Capra’s Henry Potter and George Bailey can be seen as archetypical SP and SC businessmen. Three months after the death of George’s father Peter Bailey, the B&L board meet to determine how to go forward after the death of the founder. A discussion ensues in which Potter proposes that the B&L be closed down as it serves no useful purpose. He implies the firm is playing fast and loose with shareholder money by pointing out that it had issued a mortgage for a substantial amount of money (about $300K in today’s money) to a cab driver after the bank refused. Potter complains what this sort of generosity gets you:
a discontented lazy rabble instead of a thrifty working class, and all because of a few starry-eyed dreamers like Peter Bailey stir them up and fill their heads with a lot of impossible ideas.
To which George replies:
Now, you're right when you say my father was no businessman. I know that. Why he ever started this cheap, penny-ante Building and Loan, I'll never know… But he did help a few people get outta your slums, Mr. Potter. And what's wrong with that? Why -- here, you're all businessmen here. Don't it make them better citizens? Doesn't it make them better customers?
Here George is talking about economic stimulus. Becoming homeowners gives people a stake in the community (making them better citizens) and leads to future consumption (better customers). George continues:
Just remember this, Mr. Potter, that this rabble you're talking about, they do most of the working and paying and living and dying in this community. Well, is it too much to have them work and pay and live and die in a couple of decent rooms and a bath? Anyway, my father didn't think so. People were human beings to him, but to you…they're cattle.

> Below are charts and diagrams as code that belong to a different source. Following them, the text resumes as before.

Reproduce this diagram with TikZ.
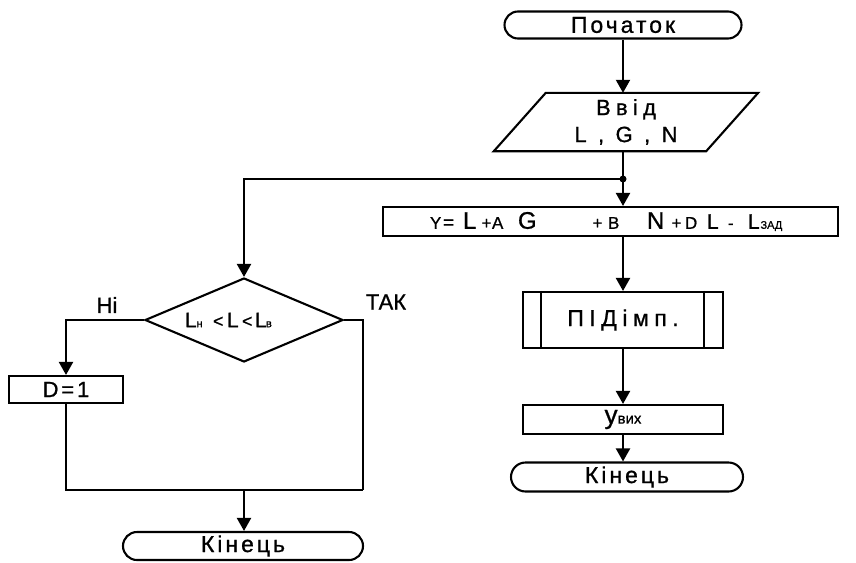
\documentclass[tikz,border=0pt]{standalone}
\usepackage{fontspec}
\setmainfont{Liberation Sans}[FakeBold=0.9]
\newfontfamily\spaced{Liberation Sans}[LetterSpace=13,FakeBold=0.9]
\newfontfamily\spacedw{Liberation Sans}[LetterSpace=24,FakeBold=0.9]
\usetikzlibrary{shapes.geometric,shapes.misc,arrows.meta,calc}
\newcommand\mytk[2]{\rlap{\hspace*{#1pt}#2}}
\newcommand\fsz[1]{\fontsize{#1}{#1}\selectfont}
\begin{document}
\begin{tikzpicture}[x=1pt,y=-1pt,
  ln/.style={line width=2.1pt},
  arr/.style={line width=2.1pt,-{Triangle[length=13pt,width=14pt]}},
  term/.style={rounded rectangle, draw, line width=2.1pt, inner sep=0pt},
  boxn/.style={rectangle, draw, line width=2.1pt, inner sep=0pt},
  lbl/.style={inner sep=0pt}]
\useasboundingbox (0,0) rectangle (856,562);
\fill[white] (0,0) rectangle (856,562);

% main column
\node[term, minimum width=237pt, minimum height=27pt, font=\spaced\fsz{23}] (start) at (623,25) {Початок};
\node[inner sep=0pt, minimum width=212pt, minimum height=58pt, align=center, font=\spacedw\fontsize{22}{27}\selectfont] (inp) at (626,122) {Ввід\\L , G , N};
\draw[ln] ($(inp.south west)+(-26,0)$) -- ($(inp.north west)+(26,0)$) -- ($(inp.north east)+(26,0)$) -- ($(inp.south east)+(-26,0)$) -- cycle;
\draw[arr] (start.south) -- (start.south |- inp.north);

\coordinate (j) at (623,179);
\draw[ln] (j |- inp.south) -- (j);
\fill (j) circle (3.5pt);

\node[boxn, minimum width=455pt, minimum height=29pt] (ry) at (610.5,221.5) {%
\mytk{-180.5}{\fsz{17}Y}%
\mytk{-167.5}{\fsz{19}=}%
\mytk{-147.5}{\fsz{24}L}%
\mytk{-129}{\fsz{17}+}%
\mytk{-118.5}{\fsz{17}A}%
\mytk{-92.5}{\fsz{24}G}%
\mytk{-18}{\fsz{17}+}%
\mytk{-2.5}{\fsz{17}B}%
\mytk{36.5}{\fsz{24}N}%
\mytk{61}{\fsz{17}+}%
\mytk{74.5}{\fsz{17}D}%
\mytk{96.5}{\fsz{21}L}%
\mytk{117.5}{\fsz{17}-}%
\mytk{137.5}{\fsz{21}L}%
\mytk{150}{\fsz{11}ЗАД}}; 
\draw[arr] (j) -- (j |- ry.north);

\node[boxn, minimum width=200pt, minimum height=56pt, font=\spacedw\fsz{23}] (sub) at (623,320) {ПІДімп.};
\draw[ln] ($(sub.north west)+(19,0)$) -- ($(sub.south west)+(19,0)$);
\draw[ln] ($(sub.north east)+(-20,0)$) -- ($(sub.south east)+(-20,0)$);
\draw[arr] (ry.south -| j) -- (sub.north);

\node[boxn, minimum width=200pt, minimum height=29pt] (yo) at (623,419.5) {{\fsz{26}y}{\fsz{15}вих}};
\draw[arr] (sub.south) -- (yo.north);

\node[term, minimum width=232pt, minimum height=29pt, font=\spaced\fsz{23}] (end1) at (627,477) {Кінець};
\draw[arr] (yo.south) -- (yo.south |- end1.north);

% left branch
\node[diamond, draw, line width=2.1pt, inner sep=0pt, minimum width=198pt, minimum height=84pt] (dm) at (244,320) {%
\mytk{-59}{\fsz{21}L}%
\mytk{-47.5}{\fsz{11}н}%
\mytk{-31}{\fsz{18}<}%
\mytk{-17}{\fsz{21}L}%
\mytk{-2}{\fsz{18}<}%
\mytk{11}{\fsz{21}L}%
\mytk{22}{\fsz{11}в}};
\draw[arr] (j) -| (dm.north);

\node[lbl, font=\fsz{22}] (ni) at (107,305) {Ні};
\node[lbl, font=\fsz{22}] (tak) at (386,302) {ТАК};

\node[boxn, minimum width=114pt, minimum height=27pt, font=\spaced\fsz{22}] (d1) at (66,389.5) {D=1};
\draw[arr] (dm.west) -| (d1.north);

\coordinate (mr) at (363,490);
\coordinate (mm) at (244,490);
\draw[ln] (dm.east) -| (mr);
\draw[ln] (d1.south) |- (mr);

\node[term, minimum width=240pt, minimum height=28pt, font=\spaced\fsz{23}] (end2) at (243,546) {Кінець};
\draw[arr] (mm) -- (mm |- end2.north);
\end{tikzpicture}
\end{document}
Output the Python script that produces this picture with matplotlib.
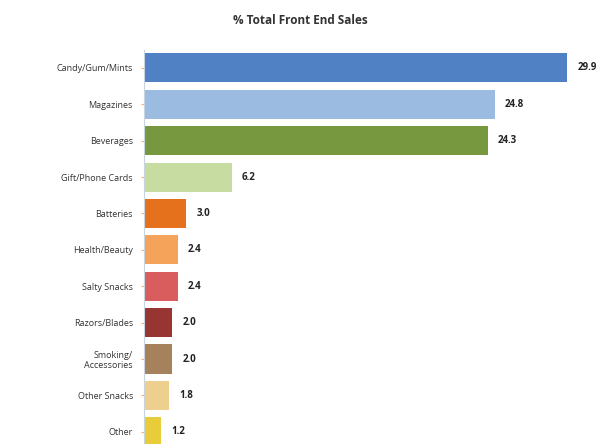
import matplotlib.pyplot as plt

# data
categories = ['Candy/Gum/Mints', 'Magazines', 'Beverages', 'Gift/Phone Cards',
              'Batteries', 'Health/Beauty', 'Salty Snacks', 'Razors/Blades',
              'Smoking/\nAccessories', 'Other Snacks', 'Other']
values = [29.9, 24.8, 24.3, 6.2, 3.0, 2.4, 2.4, 2.0, 2.0, 1.8, 1.2]
colors = ['#4f81c4', '#9bbbe0', '#77983e', '#c6dca0', '#e5711c', '#f5a25a',
          '#d95d5d', '#973533', '#a5825c', '#edd08e', '#e8cc3a']

plt.rcParams['font.family'] = ['Open Sans', 'DejaVu Sans']

fig = plt.figure(figsize=(6.11, 4.44), dpi=100)
ax = fig.add_axes([144 / 611, 0.0, (600 - 144) / 611, 0.888])

y = list(range(len(categories)))
ax.barh(y, values, height=0.8, color=colors)
for yi, v in zip(y, values):
    ax.text(v + 0.7, yi, f'{v:.1f}', va='center', ha='left',
            fontsize=7, fontweight='bold', color='#222222')

ax.set_yticks(y)
ax.set_yticklabels(categories, fontsize=6.5, color='#333333', linespacing=1.1)
ax.set_ylim(10.335, -0.5)
ax.set_xlim(0, 32.2)
ax.set_xticks([])
for s in ['top', 'right', 'bottom']:
    ax.spines[s].set_visible(False)
ax.spines['left'].set_color('#c8d4e0')
ax.tick_params(axis='y', length=2, color='#f0b080', pad=6)

fig.text(300 / 611, 1 - 20 / 444, '% Total Front End Sales', ha='center', va='center',
         fontsize=8.5, fontweight='bold', color='#333333')

fig.savefig('out.png', dpi=100)
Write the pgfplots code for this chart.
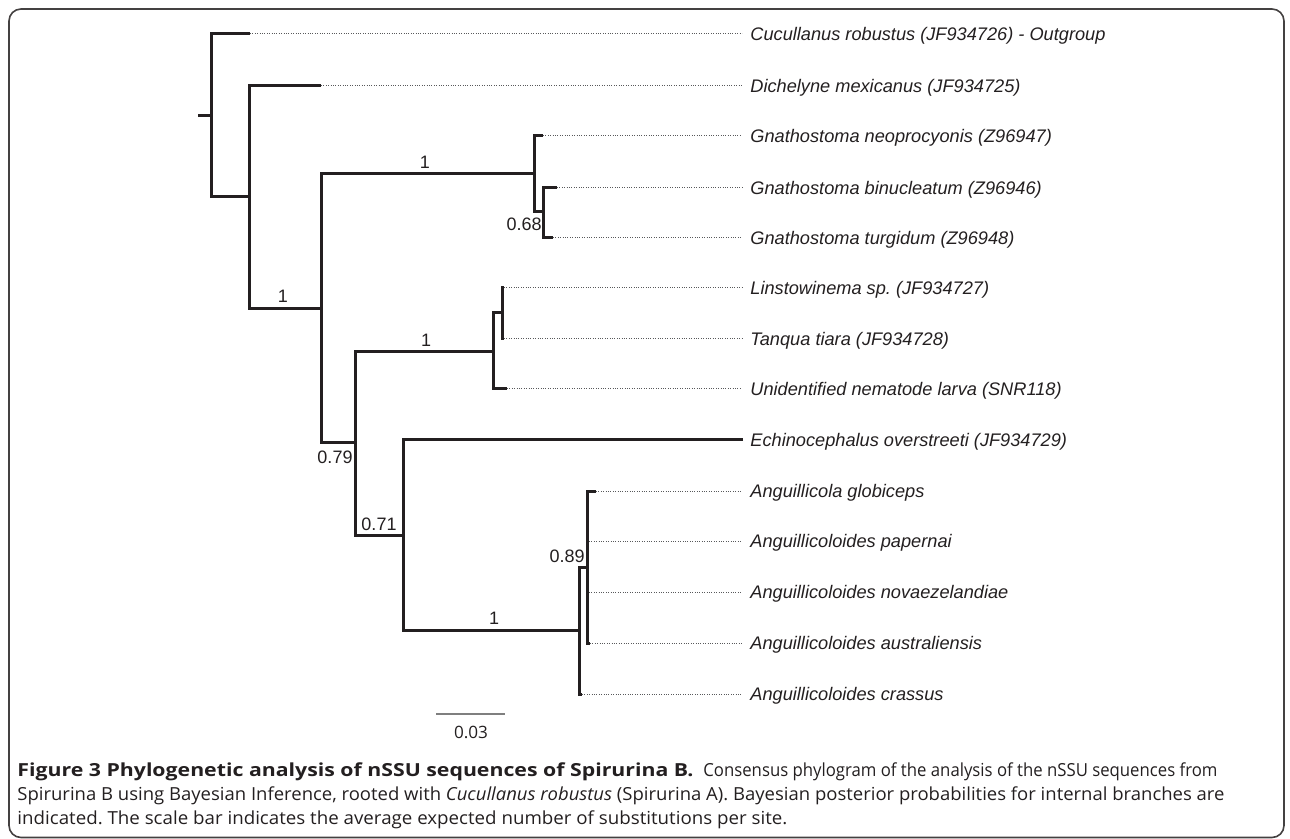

Here George illustrates the key moral difference between SP and SC cultural variants. Under SP the shareholder (Potter) is king. All others are means to the end goal of growing shareholder value (make Potter richer). Under SC the stakeholders (workers, customers, shareholders, community) are king. People are human beings under SC and cattle under SP. Under SC America was Bedford Falls, a good place the start a family and raise kids, which is shown by birth rate and marriage statistics. In contrast, SP America is Pottersville, where some say young men are eschewing sex for sports betting.
Excellent article on a brilliant movie that I have not seen in a few years and this brilliant take an the clearly distinct difference between very true values of living business and how it works for the humanity versus towards pure vanity.